20091203 ここまで来たら「日本茶がインフラ、という時代は終わった!」と腹をくくって、どうやって「わざわざお茶を淹れる楽しみ」をこれからの世代の暮らしの中にどう入れていくか、と発想を転換する必要があるのかもしれませんね。
万一母親は急須で日本茶を淹れていなくても、おばあちゃんは急須で淹れていたのを記憶している。日本茶のイメージはペットボトル飲料のテレビCMで刷り込まれているので「健康に良い」「国産の茶畑から」「無糖」などのプラスイメージ満載。そして最近「日本茶をなにげに上手に淹れられるオンナの人って育ちがイイ感じがする」「お湯の温度とか、加減するコトが沢山あるからバカじゃ上手に淹れられないよね」というような「急須で上手に日本茶を淹れるのは賢い証拠」みたいな発言が頻発します。
きっとこういうヒト達は、「一日中お茶ばっかり」発言のおばあちゃんのように量を飲まないけれど、道具やお菓子や「お茶の時間を創るしつらえ」にはお財布のヒモをゆるめます。そしてきっと100グラム●●円という基準がないので、お茶葉の物語に共感すれば、単価の高いお茶にも手を伸ばすはず。

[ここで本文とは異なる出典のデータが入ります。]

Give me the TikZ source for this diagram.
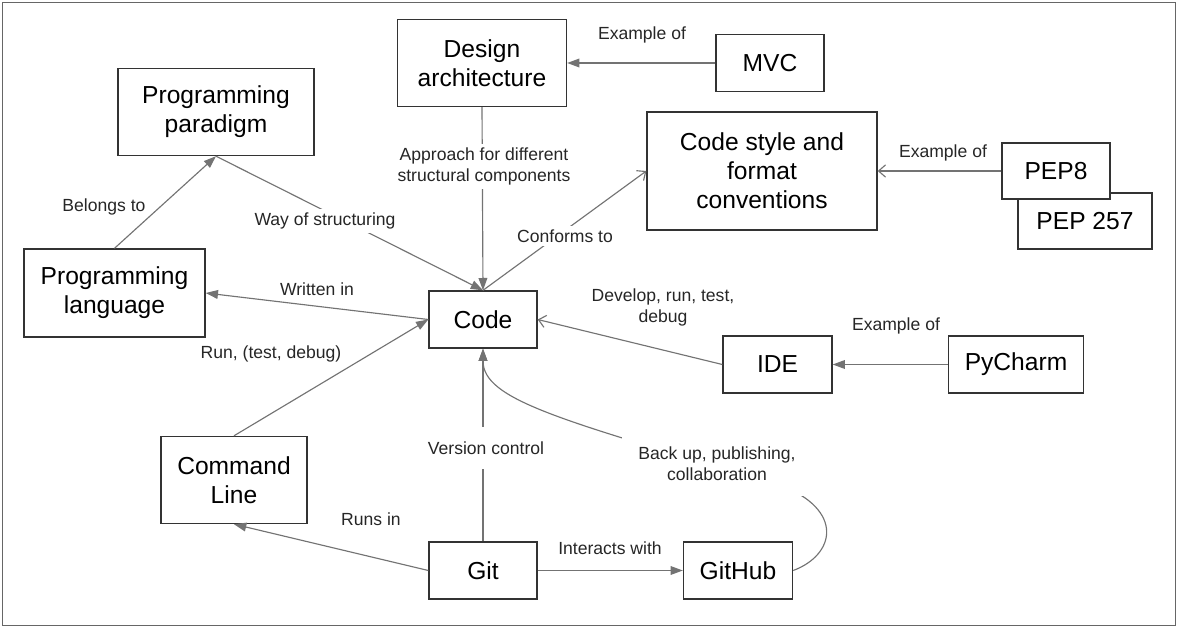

「だって安価なカジュアル衣料に三千円使うより、自分のために日本茶に三千円使った方が、一ヶ月間ずーっと豊かなキモチになれますよ!」という27歳独身女性の発言もありました。「高いお茶は売れない」のではなく「高級なお茶を高いと感じさせない売り方」こそが大切なのかもしれません。